◆ **PROMPT**
Don't copy the pictures; return every other part of the records exactly.

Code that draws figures
"""
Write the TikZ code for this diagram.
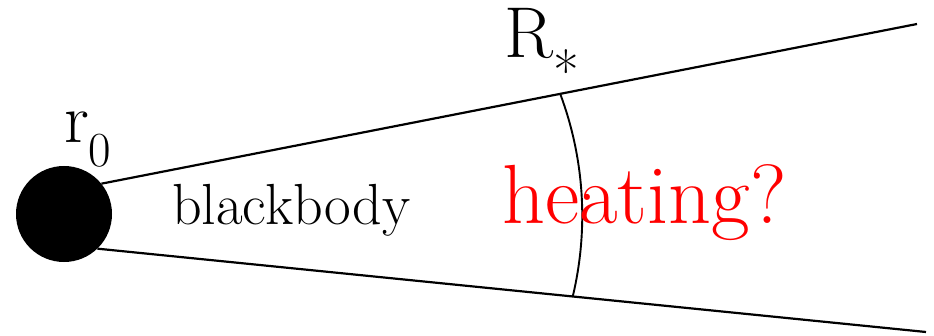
\documentclass[tikz,border=0pt]{standalone}
\usepackage{fontspec}
\begin{document}
\begin{tikzpicture}[x=1pt,y=1pt,
  ray/.style={line width=2.2pt},
  lbl/.style={inner sep=0pt,anchor=base west}]
\useasboundingbox (0,0) rectangle (934,335);
\node[circle,fill=black,minimum size=96pt,inner sep=0pt] (src) at (64,121) {};
\coordinate (topend) at (917,311);
\coordinate (lowend) at (926,3);
\draw[ray] (src.39) -- (topend);
\draw[ray] (src.-46) -- (lowend);
\coordinate (cut) at (560,241.7);
\draw[line width=1.9pt] (cut) arc[start angle=20.6,end angle=-13.4,radius=348];
\node[lbl] (r0) at (64,192) {\fontsize{70}{72}\selectfont r\textsubscript{0}};
\node[lbl] (bb) at (172,111) {\fontsize{58}{60}\selectfont blackbody};
\node[lbl,text=red] (heat) at (502,112) {\fontsize{84}{88}\selectfont heating?};
\node[lbl] (rstar) at (504,277) {\fontsize{72}{74}\selectfont R\raisebox{-34pt}{\fontsize{56}{56}\selectfont *}};
\end{tikzpicture}
\end{document}
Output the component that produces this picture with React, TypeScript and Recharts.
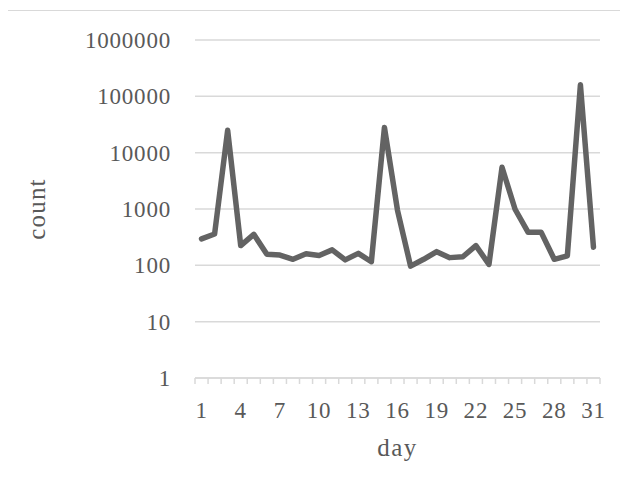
import React from 'react';
import { LineChart, Line, XAxis, YAxis, CartesianGrid, Label } from 'recharts';

const days = [1, 2, 3, 4, 5, 6, 7, 8, 9, 10, 11, 12, 13, 14, 15, 16, 17, 18, 19, 20, 21, 22, 23, 24, 25, 26, 27, 28, 29, 30, 31];
const counts = [295, 360, 25000, 224, 355, 158, 152, 128, 160, 150, 188, 125, 163, 116, 28000, 950, 97, 128, 175, 137, 142, 224, 104, 5500, 990, 385, 385, 128, 147, 160000, 210];
const dayLabels = [1, 4, 7, 10, 13, 16, 19, 22, 25, 28, 31];
const countTicks = [1, 10, 100, 1000, 10000, 100000, 1000000];

const TEXT = '#595959';
const GRID = '#d9d9d9';
const FONT = "'Liberation Serif', serif";

// category boundaries: tick marks sit between the days
const boundaries = days.map((d) => d - 0.5).concat(days[days.length - 1] + 0.5);
const xTicks = [...boundaries, ...dayLabels].sort((a, b) => a - b);

const data = days.map((day, i) => ({ day, count: counts[i] }));

function DayTick(props: any) {
  const { x, y, payload } = props;
  const v = payload.value;
  if (!Number.isInteger(v)) {
    return <line x1={x} x2={x} y1={y} y2={y + 6} stroke={GRID} strokeWidth={1.5} />;
  }
  return (
    <text x={x} y={y + 40} textAnchor="middle" fill={TEXT} fontSize={23} fontFamily={FONT} letterSpacing={0.8}>
      {v}
    </text>
  );
}

function CountLabel(props: any) {
  const { viewBox } = props;
  const cx = 36;
  const cy = viewBox.y + viewBox.height / 2;
  return (
    <text
      x={cx}
      y={cy}
      transform={`rotate(-90, ${cx}, ${cy})`}
      textAnchor="middle"
      dominantBaseline="central"
      fill={TEXT}
      fontSize={25}
      fontFamily={FONT}
      letterSpacing={1.2}
    >
      count
    </text>
  );
}

export default function App() {
  return (
    <div style={{ margin: -8, position: 'relative', width: 628, height: 489, overflow: 'hidden', background: '#fff' }}>
      <div
        style={{
          position: 'absolute',
          left: 5,
          top: 10,
          width: 700,
          height: 600,
          border: `1.5px solid ${GRID}`,
        }}
      />
      <div style={{ position: 'absolute', left: 0, top: 0 }}>
        <LineChart width={628} height={489} data={data} margin={{ top: 40, right: 28, bottom: 11, left: 35 }}>
          <CartesianGrid vertical={false} stroke={GRID} strokeWidth={1.5} />
          <XAxis
            dataKey="day"
            type="number"
            domain={[0.5, 31.5]}
            ticks={xTicks}
            interval={0}
            tick={<DayTick />}
            tickLine={false}
            tickSize={0}
            tickMargin={0}
            axisLine={{ stroke: GRID, strokeWidth: 1.5 }}
            height={100}
          >
            <Label
              value="day"
              position="insideBottom"
              offset={22}
              fill={TEXT}
              fontSize={25}
              fontFamily={FONT}
              letterSpacing={1.5}
            />
          </XAxis>
          <YAxis
            scale="log"
            domain={[1, 1000000]}
            ticks={countTicks}
            interval={0}
            allowDataOverflow
            axisLine={false}
            tickLine={false}
            tickSize={0}
            tickMargin={24}
            width={160}
            tick={{ fill: TEXT, fontSize: 23, fontFamily: FONT, letterSpacing: 0.8 }}
            tickFormatter={(v) => String(v)}
          >
            <Label content={<CountLabel />} />
          </YAxis>
          <Line
            type="linear"
            dataKey="count"
            stroke="#636363"
            strokeWidth={5.5}
            strokeLinejoin="round"
            strokeLinecap="round"
            dot={false}
            activeDot={false}
            isAnimationActive={false}
          />
        </LineChart>
      </div>
    </div>
  );
}
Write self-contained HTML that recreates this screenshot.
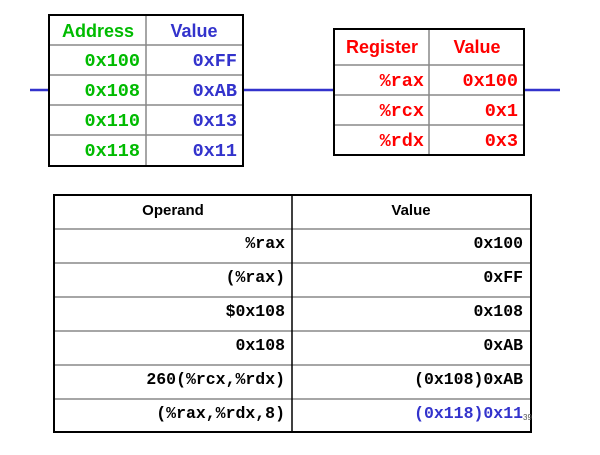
"""
◆ **ANSWER BELOW**
Write the TikZ code for this diagram.
\documentclass[tikz,border=0pt]{standalone}
\usepackage{fontspec}
\begin{document}
\begin{tikzpicture}[x=1pt,y=1pt,
  ray/.style={line width=2.2pt},
  lbl/.style={inner sep=0pt,anchor=base west}]
\useasboundingbox (0,0) rectangle (934,335);
\node[circle,fill=black,minimum size=96pt,inner sep=0pt] (src) at (64,121) {};
\coordinate (topend) at (917,311);
\coordinate (lowend) at (926,3);
\draw[ray] (src.39) -- (topend);
\draw[ray] (src.-46) -- (lowend);
\coordinate (cut) at (560,241.7);
\draw[line width=1.9pt] (cut) arc[start angle=20.6,end angle=-13.4,radius=348];
\node[lbl] (r0) at (64,192) {\fontsize{70}{72}\selectfont r\textsubscript{0}};
\node[lbl] (bb) at (172,111) {\fontsize{58}{60}\selectfont blackbody};
\node[lbl,text=red] (heat) at (502,112) {\fontsize{84}{88}\selectfont heating?};
\node[lbl] (rstar) at (504,277) {\fontsize{72}{74}\selectfont R\raisebox{-34pt}{\fontsize{56}{56}\selectfont *}};
\end{tikzpicture}
\end{document}
Output the component that produces this picture with React, TypeScript and Recharts.
import React from 'react';
import { LineChart, Line, XAxis, YAxis, CartesianGrid, Label } from 'recharts';

const days = [1, 2, 3, 4, 5, 6, 7, 8, 9, 10, 11, 12, 13, 14, 15, 16, 17, 18, 19, 20, 21, 22, 23, 24, 25, 26, 27, 28, 29, 30, 31];
const counts = [295, 360, 25000, 224, 355, 158, 152, 128, 160, 150, 188, 125, 163, 116, 28000, 950, 97, 128, 175, 137, 142, 224, 104, 5500, 990, 385, 385, 128, 147, 160000, 210];
const dayLabels = [1, 4, 7, 10, 13, 16, 19, 22, 25, 28, 31];
const countTicks = [1, 10, 100, 1000, 10000, 100000, 1000000];

const TEXT = '#595959';
const GRID = '#d9d9d9';
const FONT = "'Liberation Serif', serif";

// category boundaries: tick marks sit between the days
const boundaries = days.map((d) => d - 0.5).concat(days[days.length - 1] + 0.5);
const xTicks = [...boundaries, ...dayLabels].sort((a, b) => a - b);

const data = days.map((day, i) => ({ day, count: counts[i] }));

function DayTick(props: any) {
  const { x, y, payload } = props;
  const v = payload.value;
  if (!Number.isInteger(v)) {
    return <line x1={x} x2={x} y1={y} y2={y + 6} stroke={GRID} strokeWidth={1.5} />;
  }
  return (
    <text x={x} y={y + 40} textAnchor="middle" fill={TEXT} fontSize={23} fontFamily={FONT} letterSpacing={0.8}>
      {v}
    </text>
  );
}

function CountLabel(props: any) {
  const { viewBox } = props;
  const cx = 36;
  const cy = viewBox.y + viewBox.height / 2;
  return (
    <text
      x={cx}
      y={cy}
      transform={`rotate(-90, ${cx}, ${cy})`}
      textAnchor="middle"
      dominantBaseline="central"
      fill={TEXT}
      fontSize={25}
      fontFamily={FONT}
      letterSpacing={1.2}
    >
      count
    </text>
  );
}

export default function App() {
  return (
    <div style={{ margin: -8, position: 'relative', width: 628, height: 489, overflow: 'hidden', background: '#fff' }}>
      <div
        style={{
          position: 'absolute',
          left: 5,
          top: 10,
          width: 700,
          height: 600,
          border: `1.5px solid ${GRID}`,
        }}
      />
      <div style={{ position: 'absolute', left: 0, top: 0 }}>
        <LineChart width={628} height={489} data={data} margin={{ top: 40, right: 28, bottom: 11, left: 35 }}>
          <CartesianGrid vertical={false} stroke={GRID} strokeWidth={1.5} />
          <XAxis
            dataKey="day"
            type="number"
            domain={[0.5, 31.5]}
            ticks={xTicks}
            interval={0}
            tick={<DayTick />}
            tickLine={false}
            tickSize={0}
            tickMargin={0}
            axisLine={{ stroke: GRID, strokeWidth: 1.5 }}
            height={100}
          >
            <Label
              value="day"
              position="insideBottom"
              offset={22}
              fill={TEXT}
              fontSize={25}
              fontFamily={FONT}
              letterSpacing={1.5}
            />
          </XAxis>
          <YAxis
            scale="log"
            domain={[1, 1000000]}
            ticks={countTicks}
            interval={0}
            allowDataOverflow
            axisLine={false}
            tickLine={false}
            tickSize={0}
            tickMargin={24}
            width={160}
            tick={{ fill: TEXT, fontSize: 23, fontFamily: FONT, letterSpacing: 0.8 }}
            tickFormatter={(v) => String(v)}
          >
            <Label content={<CountLabel />} />
          </YAxis>
          <Line
            type="linear"
            dataKey="count"
            stroke="#636363"
            strokeWidth={5.5}
            strokeLinejoin="round"
            strokeLinecap="round"
            dot={false}
            activeDot={false}
            isAnimationActive={false}
          />
        </LineChart>
      </div>
    </div>
  );
}
Write self-contained HTML that recreates this screenshot.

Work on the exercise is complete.